*WORK TO DO:*
Transcribe the listing that follows in full, omitting pictures.

-- START PROVIDED MATERIAL --

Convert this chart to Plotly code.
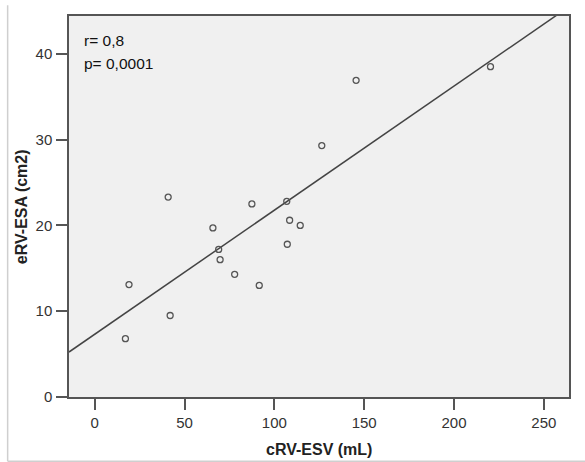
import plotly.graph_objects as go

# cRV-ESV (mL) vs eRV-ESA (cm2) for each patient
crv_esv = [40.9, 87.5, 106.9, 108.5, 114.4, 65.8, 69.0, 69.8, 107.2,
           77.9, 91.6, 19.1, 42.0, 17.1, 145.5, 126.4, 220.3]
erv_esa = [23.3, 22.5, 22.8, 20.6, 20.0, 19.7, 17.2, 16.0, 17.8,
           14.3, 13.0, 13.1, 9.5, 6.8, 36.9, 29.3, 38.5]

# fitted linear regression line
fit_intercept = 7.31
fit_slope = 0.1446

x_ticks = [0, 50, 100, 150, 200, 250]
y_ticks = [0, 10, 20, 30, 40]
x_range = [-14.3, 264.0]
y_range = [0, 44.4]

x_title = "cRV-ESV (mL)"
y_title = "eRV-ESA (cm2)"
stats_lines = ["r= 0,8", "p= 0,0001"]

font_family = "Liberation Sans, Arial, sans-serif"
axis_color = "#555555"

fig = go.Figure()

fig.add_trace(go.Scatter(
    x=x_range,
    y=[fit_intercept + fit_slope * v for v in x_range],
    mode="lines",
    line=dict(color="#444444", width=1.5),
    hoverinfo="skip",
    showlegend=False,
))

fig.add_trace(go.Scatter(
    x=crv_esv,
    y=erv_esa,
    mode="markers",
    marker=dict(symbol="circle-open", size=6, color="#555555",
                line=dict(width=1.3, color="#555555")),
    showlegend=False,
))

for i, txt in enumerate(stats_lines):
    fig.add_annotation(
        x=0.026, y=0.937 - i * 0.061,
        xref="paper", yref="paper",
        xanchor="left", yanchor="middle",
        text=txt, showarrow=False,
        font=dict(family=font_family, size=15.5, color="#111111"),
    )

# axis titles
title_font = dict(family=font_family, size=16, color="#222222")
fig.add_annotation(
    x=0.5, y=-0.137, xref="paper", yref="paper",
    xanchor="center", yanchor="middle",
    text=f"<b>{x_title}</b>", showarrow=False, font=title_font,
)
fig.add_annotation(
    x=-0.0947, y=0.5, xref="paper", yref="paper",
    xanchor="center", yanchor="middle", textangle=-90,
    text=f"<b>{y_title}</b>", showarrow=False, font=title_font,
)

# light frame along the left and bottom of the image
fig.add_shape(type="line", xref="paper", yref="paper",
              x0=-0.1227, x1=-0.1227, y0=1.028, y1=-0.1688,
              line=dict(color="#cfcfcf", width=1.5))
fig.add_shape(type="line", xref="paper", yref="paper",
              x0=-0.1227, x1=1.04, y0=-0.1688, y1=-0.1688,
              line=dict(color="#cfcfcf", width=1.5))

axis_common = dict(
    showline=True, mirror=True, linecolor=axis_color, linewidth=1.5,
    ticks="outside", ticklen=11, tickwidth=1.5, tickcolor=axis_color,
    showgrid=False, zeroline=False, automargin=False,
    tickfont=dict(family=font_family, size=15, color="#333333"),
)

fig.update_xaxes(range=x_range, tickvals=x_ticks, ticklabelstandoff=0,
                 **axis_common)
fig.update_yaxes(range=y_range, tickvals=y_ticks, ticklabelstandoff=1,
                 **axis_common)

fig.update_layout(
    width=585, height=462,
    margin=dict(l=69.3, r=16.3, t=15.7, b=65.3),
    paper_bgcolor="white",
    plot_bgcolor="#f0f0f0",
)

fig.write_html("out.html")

-- END PROVIDED MATERIAL --

*PROBLEM SOLUTION:*
Convert this chart to Plotly code.
import plotly.graph_objects as go

# cRV-ESV (mL) vs eRV-ESA (cm2) for each patient
crv_esv = [40.9, 87.5, 106.9, 108.5, 114.4, 65.8, 69.0, 69.8, 107.2,
           77.9, 91.6, 19.1, 42.0, 17.1, 145.5, 126.4, 220.3]
erv_esa = [23.3, 22.5, 22.8, 20.6, 20.0, 19.7, 17.2, 16.0, 17.8,
           14.3, 13.0, 13.1, 9.5, 6.8, 36.9, 29.3, 38.5]

# fitted linear regression line
fit_intercept = 7.31
fit_slope = 0.1446

x_ticks = [0, 50, 100, 150, 200, 250]
y_ticks = [0, 10, 20, 30, 40]
x_range = [-14.3, 264.0]
y_range = [0, 44.4]

x_title = "cRV-ESV (mL)"
y_title = "eRV-ESA (cm2)"
stats_lines = ["r= 0,8", "p= 0,0001"]

font_family = "Liberation Sans, Arial, sans-serif"
axis_color = "#555555"

fig = go.Figure()

fig.add_trace(go.Scatter(
    x=x_range,
    y=[fit_intercept + fit_slope * v for v in x_range],
    mode="lines",
    line=dict(color="#444444", width=1.5),
    hoverinfo="skip",
    showlegend=False,
))

fig.add_trace(go.Scatter(
    x=crv_esv,
    y=erv_esa,
    mode="markers",
    marker=dict(symbol="circle-open", size=6, color="#555555",
                line=dict(width=1.3, color="#555555")),
    showlegend=False,
))

for i, txt in enumerate(stats_lines):
    fig.add_annotation(
        x=0.026, y=0.937 - i * 0.061,
        xref="paper", yref="paper",
        xanchor="left", yanchor="middle",
        text=txt, showarrow=False,
        font=dict(family=font_family, size=15.5, color="#111111"),
    )

# axis titles
title_font = dict(family=font_family, size=16, color="#222222")
fig.add_annotation(
    x=0.5, y=-0.137, xref="paper", yref="paper",
    xanchor="center", yanchor="middle",
    text=f"<b>{x_title}</b>", showarrow=False, font=title_font,
)
fig.add_annotation(
    x=-0.0947, y=0.5, xref="paper", yref="paper",
    xanchor="center", yanchor="middle", textangle=-90,
    text=f"<b>{y_title}</b>", showarrow=False, font=title_font,
)

# light frame along the left and bottom of the image
fig.add_shape(type="line", xref="paper", yref="paper",
              x0=-0.1227, x1=-0.1227, y0=1.028, y1=-0.1688,
              line=dict(color="#cfcfcf", width=1.5))
fig.add_shape(type="line", xref="paper", yref="paper",
              x0=-0.1227, x1=1.04, y0=-0.1688, y1=-0.1688,
              line=dict(color="#cfcfcf", width=1.5))

axis_common = dict(
    showline=True, mirror=True, linecolor=axis_color, linewidth=1.5,
    ticks="outside", ticklen=11, tickwidth=1.5, tickcolor=axis_color,
    showgrid=False, zeroline=False, automargin=False,
    tickfont=dict(family=font_family, size=15, color="#333333"),
)

fig.update_xaxes(range=x_range, tickvals=x_ticks, ticklabelstandoff=0,
                 **axis_common)
fig.update_yaxes(range=y_range, tickvals=y_ticks, ticklabelstandoff=1,
                 **axis_common)

fig.update_layout(
    width=585, height=462,
    margin=dict(l=69.3, r=16.3, t=15.7, b=65.3),
    paper_bgcolor="white",
    plot_bgcolor="#f0f0f0",
)

fig.write_html("out.html")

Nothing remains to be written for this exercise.